The 2-year old currency Bitcoin Cash might just be split into two. Originally created off the BTC network through a hard fork, investors of BTC Cash unanimously looked to boost the coin’s block size parameter, looking to attract more and more users; thus, ensuring greater trade.
However, over the last year, there seems to be no dearth of technical disagreements among the developers of the currency.
A new software released by Bitcoin ABC has also been looked upon as a subtle declaration of civil war within the community. The software holds a number of upgrades, including smart contracts that would have support for atomic swaps, a method of trading alt-coins without traditional exchanges. While a number of crypto-projects are visibly anticipating the idea of interoperable coins, many in the BTC Cash community do not.

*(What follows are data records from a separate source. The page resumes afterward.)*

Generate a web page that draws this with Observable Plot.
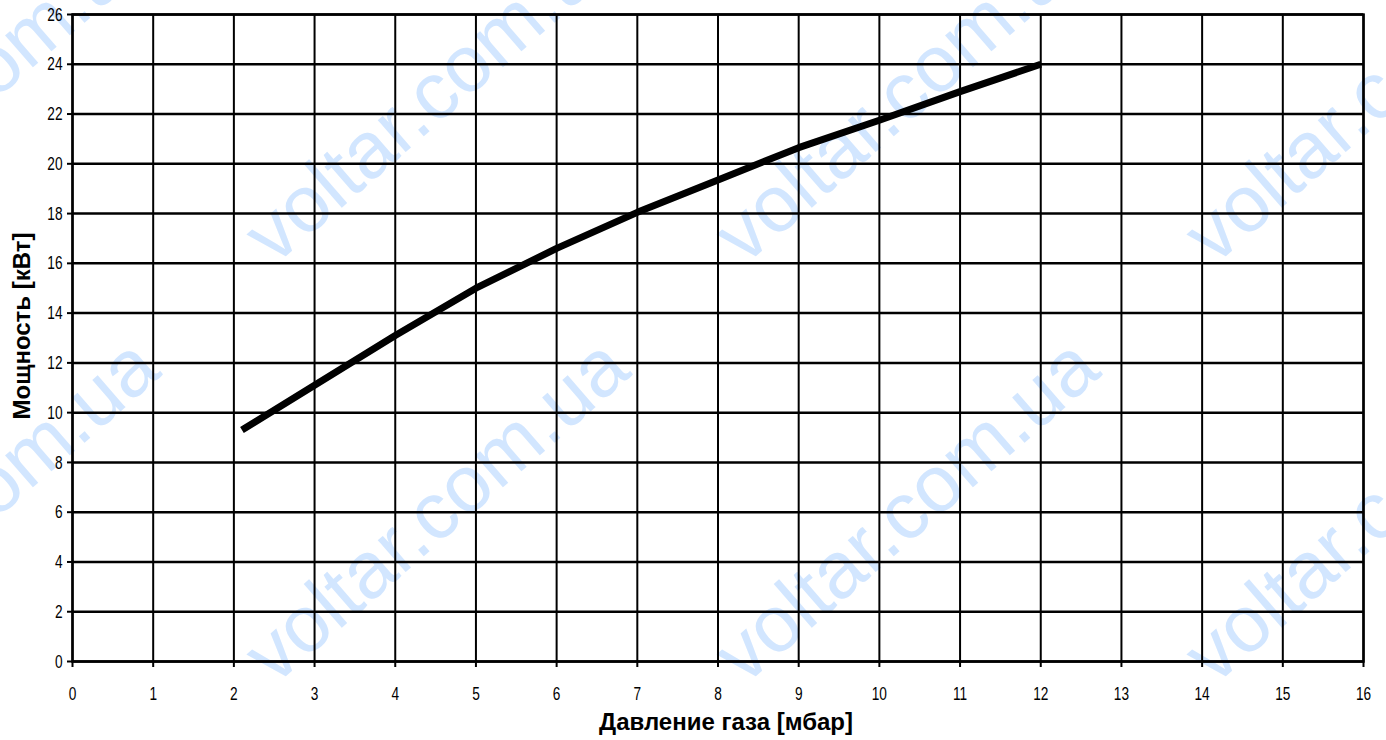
<!DOCTYPE html>
<html>
<head>
<meta charset="utf-8">
<script src="https://cdn.jsdelivr.net/npm/d3@7"></script>
<script src="https://cdn.jsdelivr.net/npm/@observablehq/plot@0.6"></script>
<style>
  html, body { margin: 0; padding: 0; background: #fff; }
  #wrap { position: relative; width: 1386px; height: 740px; overflow: hidden; }
  #wm { position: absolute; left: 0; top: 0; width: 1386px; height: 740px; z-index: 0; pointer-events: none; }
  #wm span { position: absolute; font: 80px "Liberation Sans", Arial, sans-serif; color: #d2e6ff;
             transform-origin: 0 0; transform: rotate(-41deg); white-space: nowrap; line-height: 1; }
  #chart { position: absolute; left: 0; top: 0; z-index: 1; }
  #chart svg { background: transparent !important; }
</style>
</head>
<body>
<div id="wrap"><div id="wm"></div><div id="chart"></div></div>
<script>
// Data
const pressure = [2.1, 3, 4, 5, 6, 7, 8, 9, 10, 11, 12];            // Давление газа [мбар]
const power    = [9.3, 11.1, 13.1, 15.0, 16.6, 18.05, 19.35, 20.65, 21.75, 22.9, 24.0]; // Мощность [кВт]
const xTicks = d3.range(0, 17, 1);
const yTicks = d3.range(0, 27, 2);
const xTitle = "Давление газа [мбар]";
const yTitle = "Мощность [кВт]";
const watermark = "voltar.com.ua";

const data = pressure.map((p, i) => ({p, w: power[i]}));

// watermark (decorative background)
const wm = document.getElementById("wm");
for (const bx of [-240, 230, 700, 1170]) {
  for (const by of [250, 670]) {
    const s = document.createElement("span");
    s.textContent = watermark;
    s.style.left = bx + "px";
    s.style.top = (by - 34) + "px";
    wm.appendChild(s);
  }
}

const tickFont = "'Liberation Sans', Arial, sans-serif";
const titleFont = "'Liberation Sans', Arial, sans-serif";

const chart = Plot.plot({
  width: 1386,
  height: 740,
  marginLeft: 72,
  marginRight: 23,
  marginTop: 14,
  marginBottom: 79,
  style: {background: "transparent", fontFamily: tickFont, color: "#000"},
  x: {domain: [0, 16], ticks: xTicks},
  y: {domain: [0, 26], ticks: yTicks},
  marks: [
    Plot.gridX(xTicks, {stroke: "#000", strokeOpacity: 1, strokeWidth: 2}),
    Plot.gridY(yTicks, {stroke: "#000", strokeOpacity: 1, strokeWidth: 2.5}),
    Plot.frame({stroke: "#000", strokeWidth: 2.5}),
    Plot.axisX({ticks: xTicks, tickSize: 6, tickPadding: 19, fontSize: 19, label: null, strokeWidth: 2}),
    Plot.axisY({ticks: yTicks, tickSize: 5, tickPadding: 5, fontSize: 19, label: null, strokeWidth: 2}),
    Plot.line(data, {x: "p", y: "w", stroke: "#000", strokeWidth: 7, strokeLinecap: "butt", strokeLinejoin: "round"}),
    Plot.text([xTitle], {text: d => d, frameAnchor: "bottom", dx: 8, dy: 68, fontSize: 24, fontWeight: "bold",
                         fontFamily: titleFont, fill: "#000"}),
    Plot.text([yTitle], {text: d => d, frameAnchor: "left", textAnchor: "middle", dx: -50, dy: -12, rotate: -90,
                         fontSize: 24, fontWeight: "bold", fontFamily: titleFont, fill: "#000"})
  ]
});

// condensed look for tick labels (reference uses a narrow face)
chart.querySelectorAll('g[aria-label="x-axis tick label"] text, g[aria-label="y-axis tick label"] text').forEach(t => {
  const tr = t.getAttribute("transform");
  if (tr) t.setAttribute("transform", tr + " scale(0.72,1)");
});

document.getElementById("chart").appendChild(chart);
</script>
</body>
</html>
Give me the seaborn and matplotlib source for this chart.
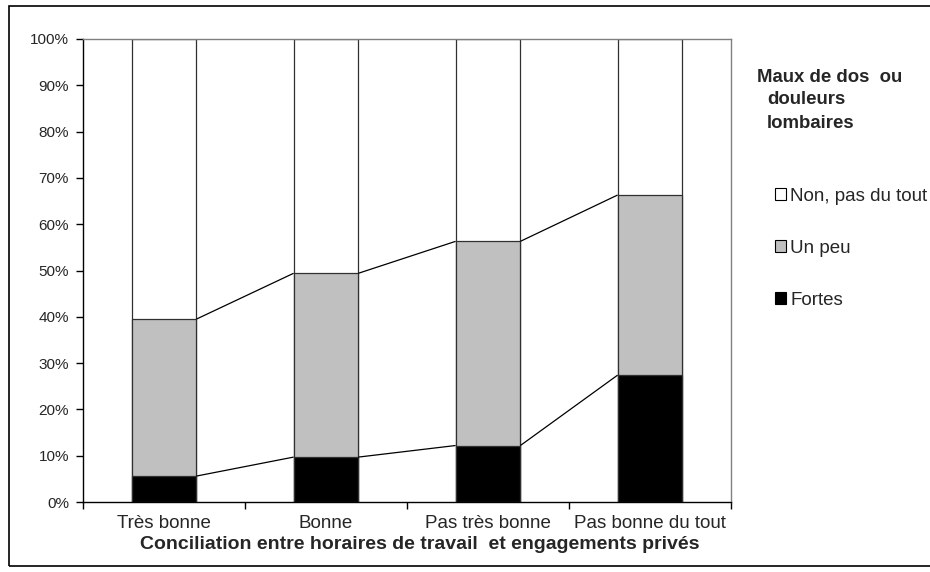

Craig Wright, the CEO of nChain, and the pseudonymous Bitcoin creator Satoshi Nakamoto (yet the be shown proof) are heading the opposition. He has also partnered up with entrepreneur and CoinGeek founder Calvin Ayre, to lead the opposition using a new cash implementation of BTC dubbed Bitcoin SV. Bitcoin SV opts to replace all the scripts of Bitcoin ABC with this own. It also extends the block size limit 128 MB (the block size of BTC Cash is a mere 32 MB).
In an attempt to hit a blow at the developers of Bitcoin ABC, the circular issued by Bitcoin SV says, “Bitcoin SV is intended to provide a clear cash implementation choice for miners who support Bitcoin’s original vision, over implementations that seek to make unnecessary changes to the original Bitcoin protocol.”
While a “civil war” within the departments of a cryptocurrency regarding its future direction is pretty common, this particular ruckus could have huge implications for BTC Cash.
Bitcoin SV and Bitcoin ABC software are incompatible, and both of them want to begin the new changes this November itself. Therefore, if Bitcoin Cash users have to split up to use the two different software, a new competing coin could just be created.